The patent laws provide that before any inventor shall receive a patent for his invention, he shall particularly point out and distinctly claim the part, improvement, or combination which he claims as his invention. Sec. 4888, R.S., U.S.C., title 35, sec. 33, 35 U.S.C.A. § 33. The primary question is whether the appealed claims, drawn to improvements in a combination of elements, meet that requirement of the statute.


Claim 45, as well as claims 43 and 44, includes as a structural element of the claimed combination "a diaphragm and valve structure." The examiner in his statement noted that in order to be complete, appellant's servo-motor 15, which actuates the valve 14, not only must include the spring pressed diaphragm 20, but also the outer housing 22, which is divided by the diaphragm 20 into two chambers 19 and 23 (the former, an upper chamber, operating under exterior atmospheric pressure; the latter, a lower chamber, operating under interior or cabin pressure), together with the spring 55, located in the upper chamber 19, which chamber is defined by the wall 21.
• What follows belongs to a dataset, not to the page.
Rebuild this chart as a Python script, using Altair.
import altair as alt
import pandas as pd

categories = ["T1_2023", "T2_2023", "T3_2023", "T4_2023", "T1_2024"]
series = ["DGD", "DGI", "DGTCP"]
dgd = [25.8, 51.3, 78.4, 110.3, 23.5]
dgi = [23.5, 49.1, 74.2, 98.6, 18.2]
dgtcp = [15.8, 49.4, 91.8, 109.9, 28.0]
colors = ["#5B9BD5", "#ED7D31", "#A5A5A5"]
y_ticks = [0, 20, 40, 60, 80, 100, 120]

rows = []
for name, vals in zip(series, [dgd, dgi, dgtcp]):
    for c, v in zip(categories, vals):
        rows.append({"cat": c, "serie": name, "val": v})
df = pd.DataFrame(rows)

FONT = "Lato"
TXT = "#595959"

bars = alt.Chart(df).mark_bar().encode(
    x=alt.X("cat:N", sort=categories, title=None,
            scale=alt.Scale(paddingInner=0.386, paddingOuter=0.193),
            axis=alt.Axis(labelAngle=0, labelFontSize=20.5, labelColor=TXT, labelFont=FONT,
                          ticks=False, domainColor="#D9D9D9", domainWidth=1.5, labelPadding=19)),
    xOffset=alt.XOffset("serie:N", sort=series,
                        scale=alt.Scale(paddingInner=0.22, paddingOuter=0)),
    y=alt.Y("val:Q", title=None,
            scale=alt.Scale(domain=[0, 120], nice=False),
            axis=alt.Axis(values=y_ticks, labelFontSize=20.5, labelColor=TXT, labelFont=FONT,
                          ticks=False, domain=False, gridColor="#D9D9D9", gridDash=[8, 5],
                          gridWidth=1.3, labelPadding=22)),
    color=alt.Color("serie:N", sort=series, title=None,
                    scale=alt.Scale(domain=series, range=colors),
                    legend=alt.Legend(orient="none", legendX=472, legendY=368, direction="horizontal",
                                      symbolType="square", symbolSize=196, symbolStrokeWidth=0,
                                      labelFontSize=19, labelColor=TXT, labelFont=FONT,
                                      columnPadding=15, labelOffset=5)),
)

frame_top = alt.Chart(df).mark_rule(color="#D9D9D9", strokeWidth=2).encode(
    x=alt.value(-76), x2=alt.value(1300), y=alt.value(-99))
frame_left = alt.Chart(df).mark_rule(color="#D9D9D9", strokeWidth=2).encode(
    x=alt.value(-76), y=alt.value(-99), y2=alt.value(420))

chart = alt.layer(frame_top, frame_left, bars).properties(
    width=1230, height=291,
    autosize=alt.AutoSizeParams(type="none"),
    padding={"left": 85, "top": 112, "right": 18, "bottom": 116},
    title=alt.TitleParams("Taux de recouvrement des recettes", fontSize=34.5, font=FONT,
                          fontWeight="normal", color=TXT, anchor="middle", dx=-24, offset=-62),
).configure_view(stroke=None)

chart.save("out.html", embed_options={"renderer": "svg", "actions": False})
The structure upon which appellant must rely to accomplish his purpose requires that the valve 14 be opened and closed in accordance with changes in air pressure so that the pressure differential on one side of the diaphragm will operate to close or partially close the valve 14. The position of the Patent Office on the point that the rejected claims are incomplete was summarized in the following excerpt from the decision of the Board of Appeals: "The Examiner rejected the claims as incomplete in that the wall 21, defining the chamber 19, and the spring 55 in said chamber, were not recited. We are in accord with this ground of rejection, since the structure recited lacks any means to cause closing of the valve 14 and, therefore, could not provide the control of cabin pressure alleged."


Involved also in the decision of the board is the affirmance of the decision of the examiner that because appellant's specification contains no disclosure that the servomotor 15 would be operative without the spring 55, which also acts on the diaphragm 20, and because the claims fail to define the necessary element that the diaphragm is in the chamber 19 or that it is connected to the valve, the claims were incomplete.
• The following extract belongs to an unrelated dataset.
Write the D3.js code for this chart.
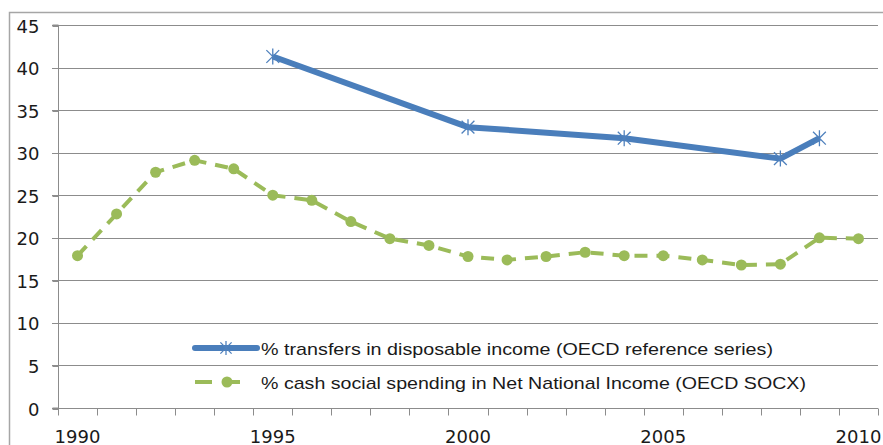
<!DOCTYPE html>
<html><head><meta charset="utf-8">
<script src="https://cdn.jsdelivr.net/npm/d3@7"></script>
<style>body{margin:0;background:#fff}svg{display:block}</style>
</head><body>
<svg id="c" width="883" height="445"></svg>
<script>
const years = d3.range(1990, 2011);
const yTicks = [0,5,10,15,20,25,30,35,40,45];
const xLabels = [1990,1995,2000,2005,2010];
const transferYears = [1995, 2000, 2004, 2008, 2009];
const transferValues = [41.3, 33.0, 31.7, 29.3, 31.7];
const socxYears = years;
const socxValues = [17.9, 22.8, 27.7, 29.1, 28.1, 25.0, 24.4, 21.9, 19.9, 19.1, 17.8, 17.4, 17.8, 18.3, 17.9, 17.9, 17.4, 16.8, 16.9, 20.0, 19.9];
const seriesNames = ["% transfers in disposable income (OECD reference series)", "% cash social spending in Net National Income (OECD SOCX)"];

const svg = d3.select("#c");
const L = 58, R = 878, T = 25, B = 408;
const x = d3.scaleBand().domain(years).range([L, R]).padding(0);
const y = d3.scaleLinear().domain([0, 45]).range([B, T]);
const cx = d => x(d) + x.bandwidth()/2;

// outer border
svg.append("path").attr("d", `M9.5,445 V12.5 H883`).attr("fill","none").attr("stroke","#a6a6a6").attr("stroke-width",1.5);

// gridlines
svg.append("g").selectAll("line").data(yTicks.filter(v=>v>0)).join("line")
  .attr("x1", L-6).attr("x2", R).attr("y1", d=>Math.round(y(d))+0.5).attr("y2", d=>Math.round(y(d))+0.5)
  .attr("stroke", "#8c8c8c").attr("stroke-width", 1.2);

// y axis
const ya = svg.append("g").attr("transform", `translate(${L+0.5},0)`)
  .call(d3.axisLeft(y).tickValues(yTicks).tickSize(6).tickPadding(13).tickFormat(d3.format("d")));
ya.select(".domain").attr("stroke","#8c8c8c").attr("d", `M-6,${y(0)}H0V${y(45)}H-6`);
ya.selectAll(".tick line").attr("stroke","#8c8c8c");
ya.selectAll(".tick").each(function(){ const t=d3.select(this); t.attr("transform", t.attr("transform").replace(/,([\d.]+)\)/, (m,v)=>","+(Math.round(+v)+0.5)+")")); });
ya.selectAll("text").attr("font-family","DejaVu Sans").attr("font-size",18).attr("fill","#1a1a1a").attr("dy","0.36em");

// x axis
const xa = svg.append("g").attr("transform", `translate(0,${Math.round(y(0))+0.5})`);
xa.append("line").attr("x1", L-6).attr("x2", R).attr("stroke","#8c8c8c").attr("stroke-width",1.2);
const bounds = years.map(d => x(d)).concat([R]);
xa.selectAll("line.tk").data(bounds).join("line").attr("class","tk")
  .attr("x1", d=>Math.round(d)+0.5).attr("x2", d=>Math.round(d)+0.5).attr("y1",0).attr("y2",7)
  .attr("stroke","#8c8c8c");
xa.selectAll("text").data(xLabels).join("text")
  .attr("x", d=>cx(d)).attr("y", 34).attr("text-anchor","middle")
  .attr("font-family","DejaVu Sans").attr("font-size",18).attr("fill","#1a1a1a").text(d=>d);

const blue = "#4a7ebb", green = "#9bbb59", starC = "#4f81bd";

// green dashed line
const gLine = d3.line().x((d,i)=>cx(socxYears[i])).y(d=>y(d));
svg.append("path").datum(socxValues).attr("d", gLine).attr("fill","none")
  .attr("stroke", green).attr("stroke-width", 4).attr("stroke-dasharray","13,9");
svg.append("g").selectAll("circle").data(socxValues).join("circle")
  .attr("cx",(d,i)=>cx(socxYears[i])).attr("cy",d=>y(d)).attr("r",5.5).attr("fill",green);

// blue line
const bLine = d3.line().x((d,i)=>cx(transferYears[i])).y(d=>y(d));
svg.append("path").datum(transferValues).attr("d", bLine).attr("fill","none")
  .attr("stroke", blue).attr("stroke-width", 6).attr("stroke-linejoin","round");
function star(g, px, py, r){
  const p = [];
  p.push(`M${px},${py-r}V${py+r}`);
  p.push(`M${px-r*0.8},${py-r*0.8}L${px+r*0.8},${py+r*0.8}`);
  p.push(`M${px-r*0.8},${py+r*0.8}L${px+r*0.8},${py-r*0.8}`);
  g.append("path").attr("d", p.join("")).attr("stroke", starC).attr("stroke-width",1.3).attr("fill","none");
}
const sg = svg.append("g");
transferValues.forEach((v,i)=>star(sg, cx(transferYears[i]), y(v), 8));

// legend
const lg = svg.append("g");
lg.append("line").attr("x1",195).attr("x2",257).attr("y1",348).attr("y2",348).attr("stroke",blue).attr("stroke-width",6).attr("stroke-linecap","round");
star(lg, 226, 348, 7);
lg.append("text").attr("x",261).attr("y",354.5).attr("font-family","Liberation Sans").attr("font-size",17).attr("fill","#1a1a1a")
  .attr("textLength",512).attr("lengthAdjust","spacingAndGlyphs").text(seriesNames[0]);
lg.append("line").attr("x1",195).attr("x2",212).attr("y1",382).attr("y2",382).attr("stroke",green).attr("stroke-width",4);
lg.append("line").attr("x1",222).attr("x2",240).attr("y1",382).attr("y2",382).attr("stroke",green).attr("stroke-width",4);
lg.append("circle").attr("cx",227).attr("cy",382).attr("r",5.5).attr("fill",green);
lg.append("text").attr("x",261).attr("y",388.5).attr("font-family","Liberation Sans").attr("font-size",17).attr("fill","#1a1a1a")
  .attr("textLength",545).attr("lengthAdjust","spacingAndGlyphs").text(seriesNames[1]);
</script>
</body></html>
The examiner in support of his position referred generally to the disclosure of the patent to Price stating that the differences between the device there disclosed and the device here involved were not too radical, and therefore appellant should specifically recite in his claims all of the essential features which distinguish his structure over the structure of the prior art.


Appellant states in his brief that "Claims have been allowed which define the details of construction, particularly the precise form of the diaphragm and valve structure, including the two chambers 23 and 19, the diaphragm 20 between them, and the connections to atmosphere." Appellant contends, however, that the allowed claims include but one form of appellant's invention and alleges that the appealed claims should not be limited, as the tribunals of the Patent Office have done by their concurring decision, to the details of construction of elements of a secondary nature, for the reason that others would be able to change the form of a secondary element to avoid appellant's claims and at the same time to employ the inventive features defined by the appealed claims.
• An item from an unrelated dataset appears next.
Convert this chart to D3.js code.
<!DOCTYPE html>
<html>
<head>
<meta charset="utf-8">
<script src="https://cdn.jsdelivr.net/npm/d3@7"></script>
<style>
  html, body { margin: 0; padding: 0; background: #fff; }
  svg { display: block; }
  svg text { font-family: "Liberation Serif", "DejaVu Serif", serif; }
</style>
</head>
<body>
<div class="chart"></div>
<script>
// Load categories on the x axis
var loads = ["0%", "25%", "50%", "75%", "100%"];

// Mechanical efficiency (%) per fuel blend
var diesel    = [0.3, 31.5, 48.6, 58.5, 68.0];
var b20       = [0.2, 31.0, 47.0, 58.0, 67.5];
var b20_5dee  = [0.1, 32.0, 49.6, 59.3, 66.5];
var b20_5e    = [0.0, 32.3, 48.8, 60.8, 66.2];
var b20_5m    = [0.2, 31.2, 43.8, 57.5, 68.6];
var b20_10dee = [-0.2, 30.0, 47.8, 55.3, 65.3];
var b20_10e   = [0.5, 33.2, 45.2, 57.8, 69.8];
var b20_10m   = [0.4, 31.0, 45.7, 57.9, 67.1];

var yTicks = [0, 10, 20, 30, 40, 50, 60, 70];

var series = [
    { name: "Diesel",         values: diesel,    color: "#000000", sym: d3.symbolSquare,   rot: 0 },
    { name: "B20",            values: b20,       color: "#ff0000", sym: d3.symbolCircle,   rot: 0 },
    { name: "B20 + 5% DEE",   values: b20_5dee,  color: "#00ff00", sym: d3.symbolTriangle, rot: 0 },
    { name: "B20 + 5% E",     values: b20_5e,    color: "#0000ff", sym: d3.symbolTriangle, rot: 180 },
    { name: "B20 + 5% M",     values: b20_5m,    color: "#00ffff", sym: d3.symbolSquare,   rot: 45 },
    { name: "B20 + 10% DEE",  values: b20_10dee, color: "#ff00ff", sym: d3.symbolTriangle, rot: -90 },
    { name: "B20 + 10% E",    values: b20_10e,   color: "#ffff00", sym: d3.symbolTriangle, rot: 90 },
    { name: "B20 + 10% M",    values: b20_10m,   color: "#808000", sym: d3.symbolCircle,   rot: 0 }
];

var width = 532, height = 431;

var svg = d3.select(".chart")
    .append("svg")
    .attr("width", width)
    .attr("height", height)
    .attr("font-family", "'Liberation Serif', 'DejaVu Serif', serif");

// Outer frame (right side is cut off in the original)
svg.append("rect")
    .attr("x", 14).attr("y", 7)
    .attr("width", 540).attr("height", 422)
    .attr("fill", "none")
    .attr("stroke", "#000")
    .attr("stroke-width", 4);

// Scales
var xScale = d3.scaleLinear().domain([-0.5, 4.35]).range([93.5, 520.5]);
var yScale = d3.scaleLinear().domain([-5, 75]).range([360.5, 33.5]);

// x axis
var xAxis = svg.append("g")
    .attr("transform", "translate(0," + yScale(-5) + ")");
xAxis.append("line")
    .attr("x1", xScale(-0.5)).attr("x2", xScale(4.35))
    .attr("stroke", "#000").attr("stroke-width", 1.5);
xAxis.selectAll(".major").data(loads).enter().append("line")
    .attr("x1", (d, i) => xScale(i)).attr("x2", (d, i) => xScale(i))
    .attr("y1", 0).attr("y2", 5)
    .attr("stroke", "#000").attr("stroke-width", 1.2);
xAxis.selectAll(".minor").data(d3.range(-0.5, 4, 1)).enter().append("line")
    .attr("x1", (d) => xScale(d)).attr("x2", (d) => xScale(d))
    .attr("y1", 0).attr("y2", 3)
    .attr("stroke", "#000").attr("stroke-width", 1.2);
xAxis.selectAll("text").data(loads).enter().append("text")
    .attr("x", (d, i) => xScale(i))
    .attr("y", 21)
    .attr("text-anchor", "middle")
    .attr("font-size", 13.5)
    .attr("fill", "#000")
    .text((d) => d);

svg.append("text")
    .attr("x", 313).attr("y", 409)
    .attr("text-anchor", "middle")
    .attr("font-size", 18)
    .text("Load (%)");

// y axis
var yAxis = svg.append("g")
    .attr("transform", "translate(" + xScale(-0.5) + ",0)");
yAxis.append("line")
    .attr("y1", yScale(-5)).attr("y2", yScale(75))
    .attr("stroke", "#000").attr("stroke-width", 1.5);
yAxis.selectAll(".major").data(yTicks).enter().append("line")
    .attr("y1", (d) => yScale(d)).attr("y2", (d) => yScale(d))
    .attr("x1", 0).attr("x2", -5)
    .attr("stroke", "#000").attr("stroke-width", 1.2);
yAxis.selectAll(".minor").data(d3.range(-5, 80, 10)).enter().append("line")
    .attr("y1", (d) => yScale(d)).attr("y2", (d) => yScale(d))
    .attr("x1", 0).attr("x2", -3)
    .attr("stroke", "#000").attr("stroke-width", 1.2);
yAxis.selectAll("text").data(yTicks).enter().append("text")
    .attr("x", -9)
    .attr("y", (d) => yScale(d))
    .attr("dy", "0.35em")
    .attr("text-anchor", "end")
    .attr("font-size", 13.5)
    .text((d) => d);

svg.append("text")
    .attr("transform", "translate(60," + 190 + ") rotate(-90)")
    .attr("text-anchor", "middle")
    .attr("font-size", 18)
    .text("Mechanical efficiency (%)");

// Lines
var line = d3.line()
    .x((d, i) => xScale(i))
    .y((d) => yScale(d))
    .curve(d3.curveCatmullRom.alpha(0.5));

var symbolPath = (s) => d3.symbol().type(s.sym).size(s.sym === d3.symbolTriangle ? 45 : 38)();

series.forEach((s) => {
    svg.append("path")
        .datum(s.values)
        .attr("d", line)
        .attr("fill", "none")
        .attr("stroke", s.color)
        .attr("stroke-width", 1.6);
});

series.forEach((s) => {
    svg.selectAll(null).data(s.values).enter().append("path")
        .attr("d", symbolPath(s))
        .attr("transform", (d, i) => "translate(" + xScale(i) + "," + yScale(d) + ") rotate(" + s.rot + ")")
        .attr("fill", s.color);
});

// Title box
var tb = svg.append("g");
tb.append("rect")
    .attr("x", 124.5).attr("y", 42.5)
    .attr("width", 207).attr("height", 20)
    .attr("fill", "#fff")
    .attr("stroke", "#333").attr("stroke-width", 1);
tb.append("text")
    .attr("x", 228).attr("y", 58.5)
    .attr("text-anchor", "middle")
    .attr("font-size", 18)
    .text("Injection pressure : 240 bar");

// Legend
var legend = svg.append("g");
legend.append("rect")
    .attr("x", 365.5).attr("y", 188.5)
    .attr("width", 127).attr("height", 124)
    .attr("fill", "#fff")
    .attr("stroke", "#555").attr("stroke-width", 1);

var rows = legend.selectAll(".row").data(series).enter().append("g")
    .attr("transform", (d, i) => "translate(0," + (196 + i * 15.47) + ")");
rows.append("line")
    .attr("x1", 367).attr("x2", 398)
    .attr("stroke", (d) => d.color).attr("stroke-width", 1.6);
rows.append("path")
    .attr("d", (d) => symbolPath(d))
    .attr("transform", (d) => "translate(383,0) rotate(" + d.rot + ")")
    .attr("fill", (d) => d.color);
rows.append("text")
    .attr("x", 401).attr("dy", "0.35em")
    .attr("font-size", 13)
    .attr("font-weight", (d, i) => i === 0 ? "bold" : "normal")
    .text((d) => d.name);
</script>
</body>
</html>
Appellant in contending that the specific construction defined by the allowed claims includes but one form of his invention, has not successfully controverted the concurring decisions of the tribunals of the Patent Office to the effect that the appealed claims should include therein limitations which define in positive terms, whether broad or specific, that structure upon which appellant relies as the essential feature of his invention.


We have examined with care all of the arguments and authorities presented by counsel for appellant in support of his contentions before this court but we are not convinced thereby that the tribunals of the Patent Office erred in reaching the expressed conclusion that the appealed claims are invalid because they are incomplete.


In view of that conclusion, it is deemed unnecessary to consider other points raised by counsel for appellant, and the decision of the Board of Appeals is affirmed.